The 2017 Richey Medal of the Royal Institute of Navigation was awarded to a team of the University Politehnica of Bucharest, Faculty of Aerospace Engineering. The medal is awarded annually for the best scientific paper published in the previous year in the Journal of Navigation, Cambridge University Press, on the basis of the vote of the researchers and specialists of the field. The Romanian team consists of Octavian Thor Pleter, Cristian Emil Constantinescu and Barna István Jakab.

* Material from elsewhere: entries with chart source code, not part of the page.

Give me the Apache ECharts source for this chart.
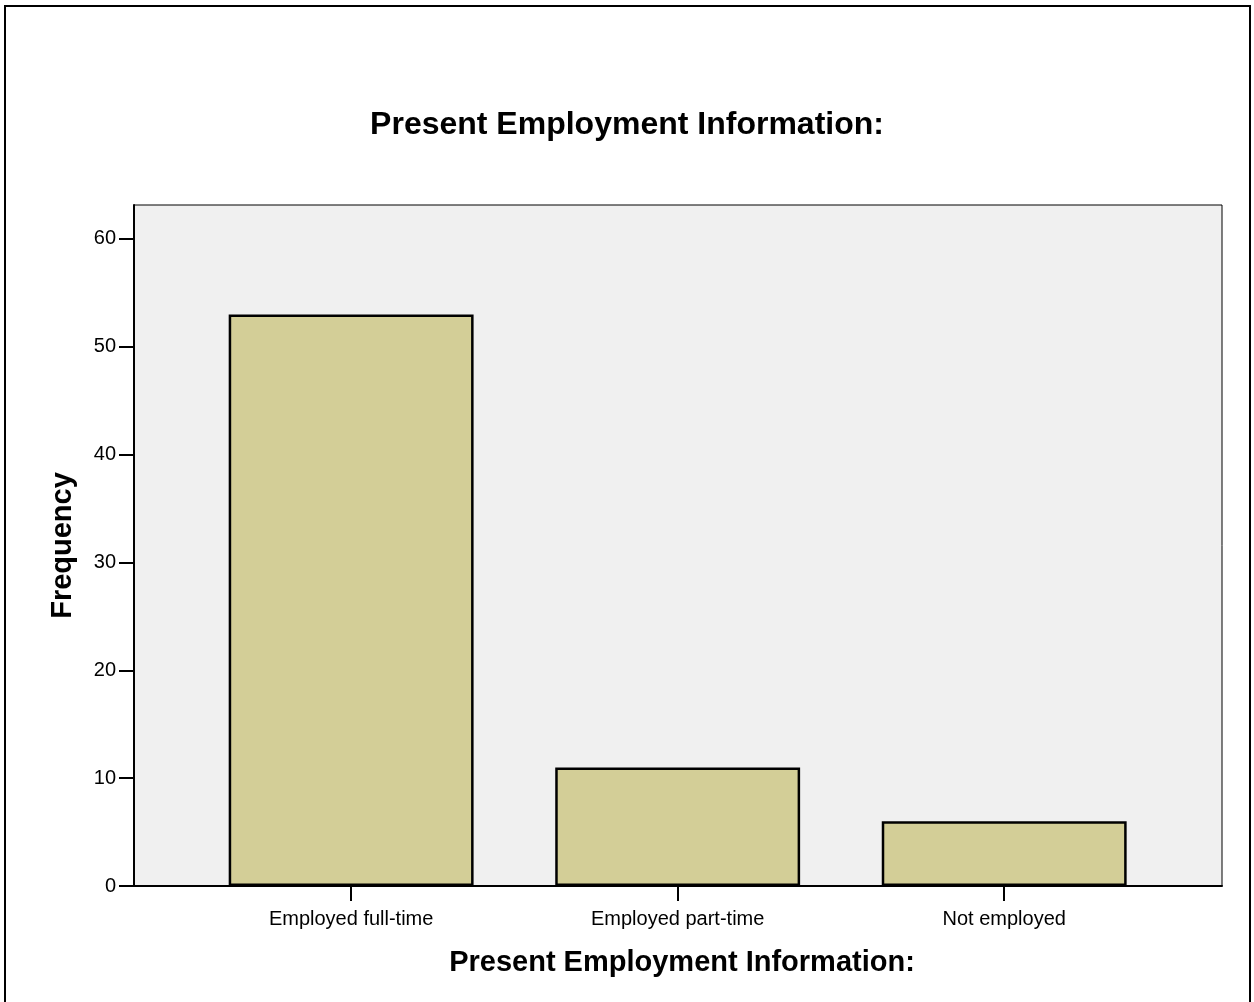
<!DOCTYPE html>
<html>
<head>
<meta charset="utf-8">
<script src="https://cdn.jsdelivr.net/npm/echarts@6/dist/echarts.min.js"></script>
<style>
html,body{margin:0;padding:0;background:#fff;}
#chart{width:1254px;height:1002px;}
</style>
</head>
<body>
<div id="chart"></div>
<script>
var categories = ['Employed full-time', 'Employed part-time', 'Not employed'];
var frequencies = [53, 11, 6];
var yTicks = [0, 10, 20, 30, 40, 50, 60];
var titleText = 'Present Employment Information:';
var xName = 'Present Employment Information:';
var yName = 'Frequency';

var positions = categories.map(function (c, i) { return i; });
var barData = frequencies.map(function (v, i) { return [positions[i], v]; });

var font = '"Liberation Sans", Arial, Helvetica, sans-serif';
var chart = echarts.init(document.getElementById('chart'), null, {renderer: 'canvas'});
chart.setOption({
  animation: false,
  backgroundColor: '#ffffff',
  graphic: [{
    type: 'rect',
    shape: {x: 5, y: 6, width: 1245, height: 1020},
    style: {fill: 'none', stroke: '#000', lineWidth: 2},
    silent: true
  }],
  title: {
    text: titleText,
    left: 'center',
    top: 109,
    padding: 0,
    textStyle: {fontFamily: font, fontSize: 32, fontWeight: 'bold', color: '#000'}
  },
  grid: {
    left: 134, right: 32, top: 205, bottom: 116,
    show: true,
    backgroundColor: '#f0f0f0',
    borderColor: '#000',
    borderWidth: 1,
    containLabel: false
  },
  xAxis: {
    type: 'value',
    min: -0.665,
    max: 2.667,
    name: xName,
    nameLocation: 'middle',
    nameGap: 62,
    nameTextStyle: {fontFamily: font, fontSize: 29, fontWeight: 'bold', color: '#000', padding: [0, 0, 0, 8]},
    axisLine: {show: true, onZero: false, lineStyle: {color: '#000', width: 2}},
    axisTick: {show: true, length: 15, lineStyle: {color: '#000', width: 2}, customValues: positions},
    axisLabel: {
      show: true,
      customValues: positions,
      margin: 23,
      fontFamily: font, fontSize: 20, color: '#000',
      formatter: function (v) { return categories[Math.round(v)] || ''; }
    },
    splitLine: {show: false}
  },
  yAxis: {
    type: 'value',
    min: 0,
    max: 63.15,
    name: yName,
    nameLocation: 'middle',
    nameGap: 57,
    nameRotate: 90,
    nameTextStyle: {fontFamily: font, fontSize: 29, fontWeight: 'bold', color: '#000'},
    axisLine: {show: true, onZero: false, lineStyle: {color: '#000', width: 2}},
    axisTick: {show: true, length: 15, lineStyle: {color: '#000', width: 2}, customValues: yTicks},
    axisLabel: {
      show: true,
      customValues: yTicks,
      margin: 18,
      fontFamily: font, fontSize: 20, color: '#000'
    },
    splitLine: {show: false}
  },
  series: [{
    type: 'bar',
    data: barData,
    barWidth: '75%',
    itemStyle: {color: '#d3ce97', borderColor: '#000', borderWidth: 2.5},
    silent: true
  }]
});
</script>
</body>
</html>
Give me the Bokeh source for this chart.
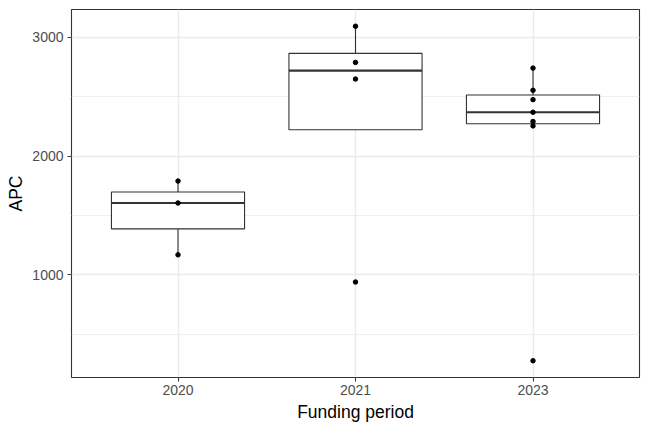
import numpy as np
from bokeh.plotting import figure
from bokeh.models import FactorRange, Range1d, SingleIntervalTicker, ColumnDataSource
from bokeh.transform import dodge
from bokeh.embed import file_html
from bokeh.resources import INLINE

# ---- data ----
periods = ["2020", "2021", "2023"]
apc_2020 = [1168, 1605, 1790]
apc_2021 = [939, 2650, 2790, 3095]
apc_2023 = [275, 2255, 2292, 2370, 2476, 2555, 2742]
values = {"2020": apc_2020, "2021": apc_2021, "2023": apc_2023}

# ---- boxplot statistics (ggplot2 style) ----
q1s, meds, q3s, lows, highs = [], [], [], [], []
for per in periods:
    v = np.array(values[per], dtype=float)
    q1, med, q3 = np.quantile(v, [0.25, 0.5, 0.75])
    iqr = q3 - q1
    inside = v[(v >= q1 - 1.5 * iqr) & (v <= q3 + 1.5 * iqr)]
    q1s.append(q1); meds.append(med); q3s.append(q3)
    lows.append(inside.min()); highs.append(inside.max())

box_src = ColumnDataSource(dict(x=periods, q1=q1s, med=meds, q3=q3s, lo=lows, hi=highs))

px, py = [], []
for per in periods:
    for val in values[per]:
        px.append(per); py.append(val)
pt_src = ColumnDataSource(dict(x=px, y=py))

allv = np.array(py, dtype=float)
span = allv.max() - allv.min()
ymin, ymax = allv.min() - 0.05 * span, allv.max() + 0.05 * span

xr = FactorRange(factors=periods, range_padding=0.1, range_padding_units="absolute")

p = figure(width=648, height=432, x_range=xr, y_range=Range1d(ymin, ymax),
           output_backend="svg", toolbar_location=None,
           min_border_left=71, min_border_right=9, min_border_top=9, min_border_bottom=55)

p.background_fill_color = "white"
p.border_fill_color = "white"
p.outline_line_color = "#333333"
p.outline_line_width = 1.1

# grids
p.yaxis.ticker = SingleIntervalTicker(interval=1000, num_minor_ticks=2)
p.ygrid.grid_line_color = "#EBEBEB"
p.ygrid.grid_line_width = 1.4
p.ygrid.minor_grid_line_color = "#EBEBEB"
p.ygrid.minor_grid_line_width = 0.8
p.xgrid.grid_line_color = "#EBEBEB"
p.xgrid.grid_line_width = 1.4

# axes
for ax in (p.xaxis, p.yaxis):
    ax.axis_line_color = None
    ax.major_tick_line_color = "#333333"
    ax.major_tick_line_width = 1.1
    ax.major_tick_out = 4
    ax.major_tick_in = 0
    ax.minor_tick_line_color = None
    ax.major_label_text_color = "#4D4D4D"
    ax.major_label_text_font = "Liberation Sans"
    ax.major_label_text_font_size = "14px"
    ax.axis_label_text_font = "Liberation Sans"
    ax.axis_label_text_font_size = "17.5px"
    ax.axis_label_text_font_style = "normal"
    ax.axis_label_text_color = "black"

p.xaxis.axis_label = "Funding period"
p.yaxis.axis_label = "APC"
p.yaxis.major_label_standoff = 4
p.xaxis.major_label_standoff = 3
p.yaxis.axis_label_standoff = 3
p.xaxis.axis_label_standoff = 4

# whiskers
p.segment(x0="x", y0="q3", x1="x", y1="hi", source=box_src, line_color="#333333", line_width=1.1)
p.segment(x0="x", y0="q1", x1="x", y1="lo", source=box_src, line_color="#333333", line_width=1.1)
# boxes
p.vbar(x="x", width=0.75, bottom="q1", top="q3", source=box_src,
       fill_color="white", line_color="#333333", line_width=1.1)
# medians
p.segment(x0=dodge("x", -0.375, range=xr), y0="med", x1=dodge("x", 0.375, range=xr), y1="med",
          source=box_src, line_color="#333333", line_width=2.2)
# points
p.scatter(x="x", y="y", source=pt_src, size=4.5, color="black")

open("out.html", "w").write(file_html(p, INLINE))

His Royal Highness Prince Philip Duke of Edinburgh awarded the distinction in the General Assembly of the Royal Institute of Navigation, held at the Royal Geographical Society, London, on 18 July 2017. It is a recognition of the Romanian aerospace engineering school. It was an emotional moment, and the fact that HRH will retire from public life made it even more so.

Octavian Thor Pleter, who leads the team who wrote the article ”Reconstructing the Malaysian 370 Flight Trajectory by Optimal Search”, had the following comment:

”MH370 is perhaps the greatest mystery of our time. The Royal Institute of Navigation and the Journal of Navigation led the engagement of scientists into this sensitive and challenging subject. The Chris Ashton team’s paper[1] (which got the Richey medal last year) was so creative, so brilliant, and so inspiring, probably one of the greatest and highest ranked scientific papers.

Scientific research should leave the confort zone of abstraction and get engaged in socially relevant topics, such as this mystery. Michael Richey himself is an example of a courageous scientist, with a pragmatic approach, confronting reality, sometimes taking liability for research. This is the problem-solving kind of science that we follow.

A real problem is like a hologram. It touches many disciplines, it contains in a small sample the whole complexity of the world. If we specialize too deeply, too narrowly, problem-solving science gets harder. That is why we try to keep learning various subjects, we foster our curiosity and we try to be multidisciplinary.

We see this medal as a recognition of the scientific research at the Faculty of Aerospace Engineering of the University Politehnica of Bucharest, Romania, where we belong.

We are very grateful to the Journal of Navigation editor and peer reviewers of our paper, to the Royal Institute of Navigation for this reward.

We worked for one year and a half to make these calculations, and we trust they are right and indicate the area where the MH370 wreck will be found. We were surprised that the search was suspended before the area we calculated being fully covered.”